After George Floyd was murdered by a police officer in Minneapolis in May 2020, Lemon’s status as the lone Black prime time anchor on cable news made his program a gathering place for the national discussion about race. His ratings surged, giving CNN its largest 10 p.m. audience in history with 2.4 million viewers that month.

Lemon’s candid talk about race relations and criticism of Trump made him a target of the president’s social media missives. In a 2020 interview, Lemon told the Times that he had to learn to live with threats on his life from Trump supporters.

“It’s garnered me a lot of enemies,” he said. “A lot of them in person as well. I have to watch my back over it.”

Lemon never let up, but CNN management had other ideas. After Warner Bros. Discovery took control of CNN in 2022, Chief Executive David Zaslav said the network had moved too far to the political left in its coverage and called for more representation of conservative voices.

Following the takeover, Lemon was moved out of prime time and onto a new morning program — a format where CNN has never been successful over its four decade-plus history.

Lemon’s “CNN Tonight” program was built around his scripted commentaries and like-minded guests. Delivering off-the-cuff banter in reaction to news of the moment — a requirement for morning TV news — was not his strong suit.

Lemon had a poor relationship with his co-anchors Poppy Harlow and Kaitlin Collins. The tensions came to a head in Feb. 2023 after an ill-advised remark he made about then Republican presidential contender Nikki Haley.

Lemon attempted to critique Haley’s statements that political leaders over the age of 75 should undergo competency testing.

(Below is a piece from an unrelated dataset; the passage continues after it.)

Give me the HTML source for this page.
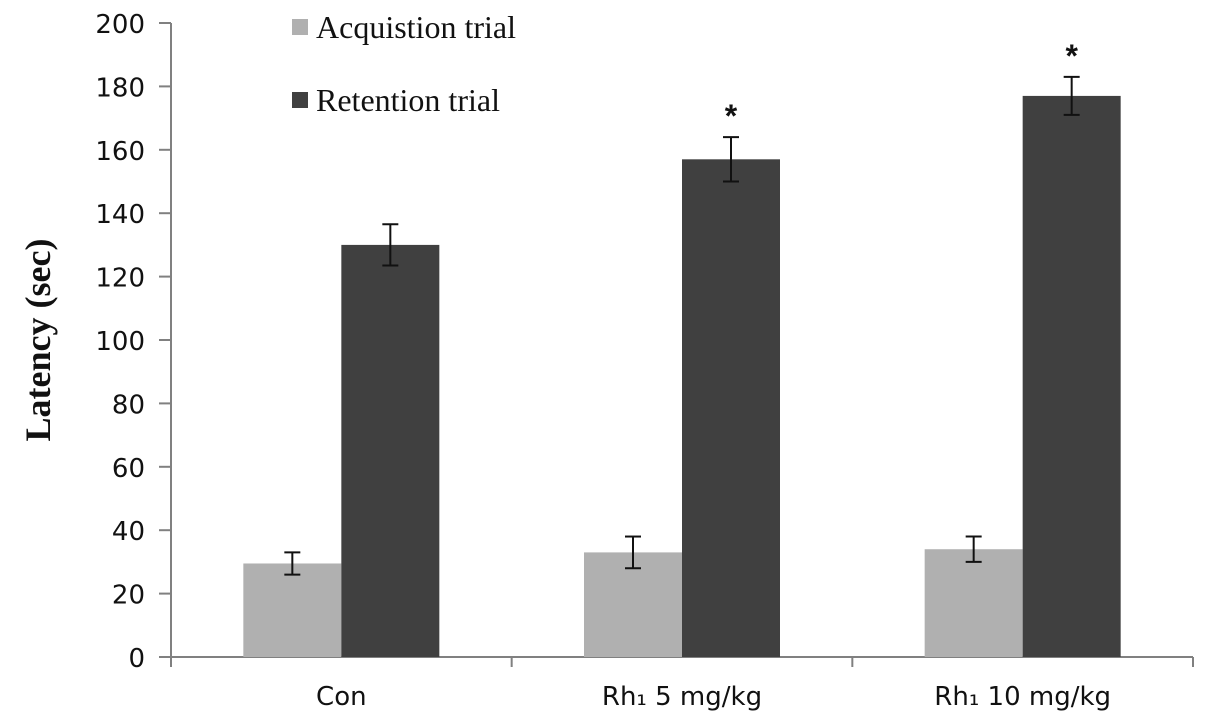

“All the talk about age makes me uncomfortable — I think it’s a wrong road to go down,” Lemon began. “She says politicians, or something, are not in their prime. Nikki Haley isn’t in her prime — sorry — when a woman is considered to be in her prime in her 20s and 30s, maybe 40s.”

Harlow quickly interjected, repeatedly asking Lemon a couple of times, “Prime for what?” Lemon told his female co-anchors to “Google it.” It was one of several sexist remarks he made on the program.

Lemon was pulled from the air and forced to apologize to colleagues, some of whom had called for his dismissal. He was fired in April 2023 on the same day Fox News removed Tucker Carlson .

Lemon was paid out his lucrative CNN contract and went on to become one of the first traditional TV journalists to go independent and produce his own program for distribution on social media platforms.

“Others might have cowered or taken time to regroup and figure out what they should do,” said Wald. “He had little choice but to toil ahead.”

Lemon first signed with X in 2024 to distribute his program as the platform made a push into longer form video. The business relationship ended shortly after new X owner Elon Musk sat down for an interview with Lemon.

Musk agreed to the high-profile chat with no restrictions, but was unhappy with the line of questioning. “His approach was basically ‘CNN but on social media,’ which doesn’t work, as evidenced by the fact that CNN is dying,” Musk wrote.

An unfazed Lemon forged ahead and made his daily program available on YouTube, where it has 1.3 million subscribers, and other platforms. He has a small staff that handles production and online audience engagement. In addition to ad revenue from YouTube, the program has signed its own sponsors.

While legacy media outlets have become more conscious of running afoul of Trump, who has threatened the broadcast TV licenses of networks that make him unhappy with their coverage, independent journalists such as Lemon and his former CNN colleague Jim Acosta, have doubled down in their aggressive analysis of the administration.

Friends describe Lemon as relentless, channeling every attempt to hold him back into motivation to push harder. “You tell him ‘you can’t do it,’ he just wants to do it more,” said one close associate.

Wald said independent conservative journalists should be wary of Lemon’s arrest.

“If I’m a conservative blogger, influencer, or YouTube creator type, I would be worried that when the administration changes, they can be next,” Wald said. “So people should be careful what they wish for here.”